NEW YORK — New nutrition guidelines at The Walt Disney Co. and proposed legislation by New York City Mayor Michael Bloomberg that would ban the sale of large sugary beverages are just two of the signs that consumers are moving toward healthier eating, said Irwin Simon, chief executive officer of Hain Celestial Group.
Speaking in front of participants at the Piper Jaffray Consumer Conference in New York on June 5, Mr. Simon said times have changed since he founded the Melville, N.Y.-based company in 1993. At that time, when he talked about healthy eating most people thought he should “get some help for my head,” Mr. Irwin said. But today, more and more consumers are converting from conventional foods to natural and organic products.

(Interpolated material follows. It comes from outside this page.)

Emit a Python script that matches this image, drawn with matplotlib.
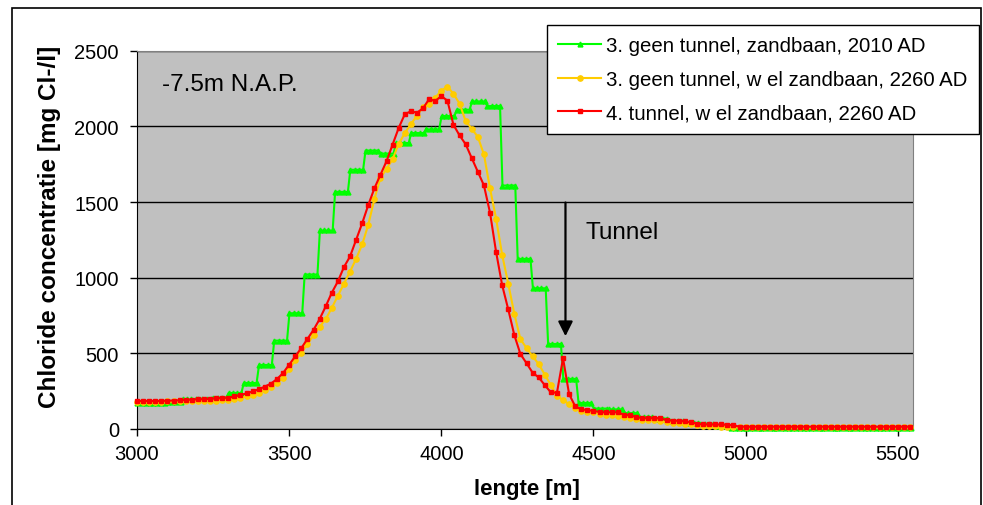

Mr. Irwin said that while Whole Foods is Hain’s biggest customer and will continue to open more and more stores, the sharpest gains in consumption are coming from supermarkets and mass markets, a good sign for overall category growth.
“It’s not just sold in Whole Foods and in Trader Joe’s today, or natural independents, natural organic is spreading across grocery and mass market,” he said, noting that Wal-Mart Stores, Inc. and Target Stores are two examples of outlets stepping up their focus on healthy foods.
With more outlets for natural and organic products the opportunity is ripe for larger players and traditional consumer packaged goods companies to enter the mix. Asked what has prevented those companies from becoming more involved in the space Mr. Irwin responded that they are out there — from the Kellogg Co.’s Kashi brand to Kraft Foods Inc.’s Back to Nature to Coca-Cola Co.’s Odwalla and PepsiCo Inc.’s Naked Juice — but the difference is Hain wakes up every day with a focus on natural and organic.
“The consumer is smart enough today to understand a brand can’t be both ways,” he said. “You can’t have Gerber organic and Gerber regular; Campbell’s organic and Campbell’s regular.
“Hain alone cannot just educate the consumer about eating healthy. Listen, I love the idea what Disney is doing. I love the idea of what the mayor is doing here in New York City. So from my standpoint, I welcome the bigger companies coming in and putting more and more healthy food out there because, No. 1, it takes a lot of the (bad stuff) that’s out there today away, but it helps bring more and more consumers into the category, and I think that’s the big thing: How do we get more and more of a consumer base and go after more of a target audience.”